Pero desconocer lo esencial de las discusiones sociales y políticas (como sucede con gran parte de la ciudadanía de todos los países) termina siendo peligroso cuando se debaten temas que ponen en riesgo la vida en sociedad, como la instauración de la pena de muerte, la obligatoriedad de las vacunas o la elección para el gobierno de un partido racista y autoritario.
En sus investigaciones Sloman y Fernbach descubrieron que las posiciones políticas más extremas y los sentimientos más fuertes acerca de los problemas sociales que se debaten surgen cuando no existe una comprensión profunda de esos problemas. Por ejemplo, comprobaron que la gente que desconocía dónde quedaba Ucrania en un mapa o que no podía citar ni un solo acontecimiento histórico de ese país era la más propensa a estar de acuerdo en que entrara en guerra con sus vecinos (incluso sin saber bien cuáles eran).

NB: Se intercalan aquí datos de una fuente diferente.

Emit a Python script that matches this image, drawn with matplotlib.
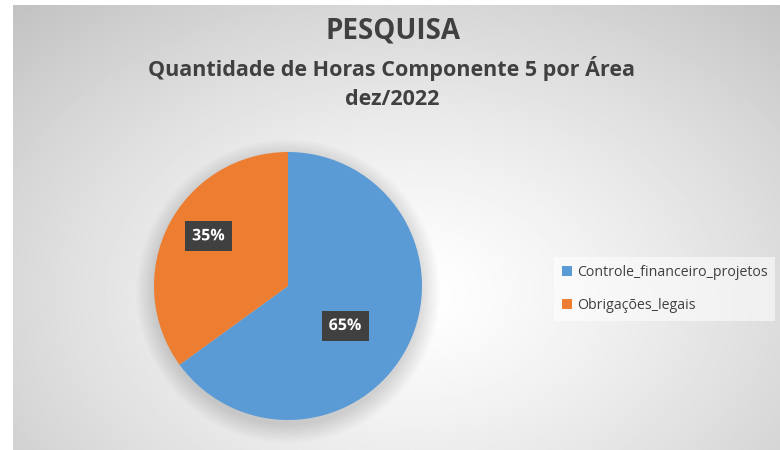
import numpy as np
import matplotlib.pyplot as plt
from matplotlib import patheffects

# dados
areas = ['Controle_financeiro_projetos', 'Obrigações_legais']
percentuais = [65, 35]
cores = ['#5b9bd5', '#ed7d31']
titulo = 'PESQUISA'
subtitulo = 'Quantidade de Horas Componente 5 por Área\ndez/2022'

plt.rcParams['font.family'] = ['Open Sans', 'DejaVu Sans']

W, H = 780, 450
fig = plt.figure(figsize=(W / 100, H / 100), dpi=100, facecolor='white')

# fundo com gradiente radial
bg = fig.add_axes([13 / W, 0, 1 - 13 / W, 445 / H])
bg.set_axis_off()
yy, xx = np.mgrid[0:1:300j, 0:1:500j]
d = np.sqrt(((xx - 0.52) / 0.75) ** 2 + ((yy - 0.35) / 0.9) ** 2)
g = 1.0 - 0.24 * np.clip(d, 0, 1) ** 1.3
bg.imshow(g, cmap='gray', vmin=0, vmax=1, extent=[0, 1, 0, 1], aspect='auto', origin='lower')
bg.set_xlim(0, 1)
bg.set_ylim(0, 1)

# pizza
cx, cy, r = 288, 286, 134
ax = fig.add_axes([(cx - r) / W, (H - cy - r) / H, 2 * r / W, 2 * r / H])
ax.set_axis_off()

# sombra suave
for k in range(12):
    sh = plt.Circle((0.0, -0.04), 1.0 + 0.012 * k, color='black', alpha=0.012, lw=0, zorder=0,
                    clip_on=False)
    ax.add_patch(sh)

wedges, texts, autotexts = ax.pie(percentuais, colors=cores, startangle=90, counterclock=False,
                                  autopct='%1.0f%%', pctdistance=0.6,
                                  wedgeprops=dict(linewidth=0),
                                  textprops=dict(color='white', fontsize=11.5, fontweight='bold'))
ax.set_xlim(-1, 1)
ax.set_ylim(-1, 1)
ax.set_aspect('equal')
# afinar posicao das etiquetas
dist = [0.52, 0.70]
angs = [-35, 148]
for t, dd, a in zip(autotexts, dist, angs):
    t.set_position((dd * np.cos(np.radians(a)), dd * np.sin(np.radians(a))))
    t.set_bbox(dict(boxstyle='square,pad=0.45', facecolor='#404040', edgecolor='none'))
    t.set_path_effects([patheffects.Normal()])

# titulos
fig.text(393 / W, 1 - 31 / H, titulo, ha='center', va='center', fontsize=20, fontweight='bold', color='#404040')
fig.text(392 / W, 1 - 83 / H, subtitulo, ha='center', va='center', fontsize=15.5, fontweight='bold',
         color='#404040', linespacing=1.45)

# legenda
leg = fig.legend(wedges, areas, loc='center left', bbox_to_anchor=(554 / W, 1 - 289 / H),
                 frameon=True, fontsize=10.2, handlelength=0.75, handleheight=0.75, handletextpad=0.3,
                 labelspacing=1.25, borderpad=0.55, borderaxespad=0, fancybox=False, labelcolor='#404040')
leg.get_frame().set_facecolor('white')
leg.get_frame().set_alpha(0.55)
leg.get_frame().set_edgecolor('none')

fig.savefig('out.png', dpi=100, facecolor='white')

El problema hoy es cómo lograr que esas creencias erróneas (que nos da placer continuar teniendo) no sean las que nos informen cuando tengamos que decidir cuestiones esenciales para la vida en conjunto.
Todavía no hemos encontrado la solución. Entre otras cosas porque la argumentación racional no sirve para convencer a la mayoría de que está equivocada.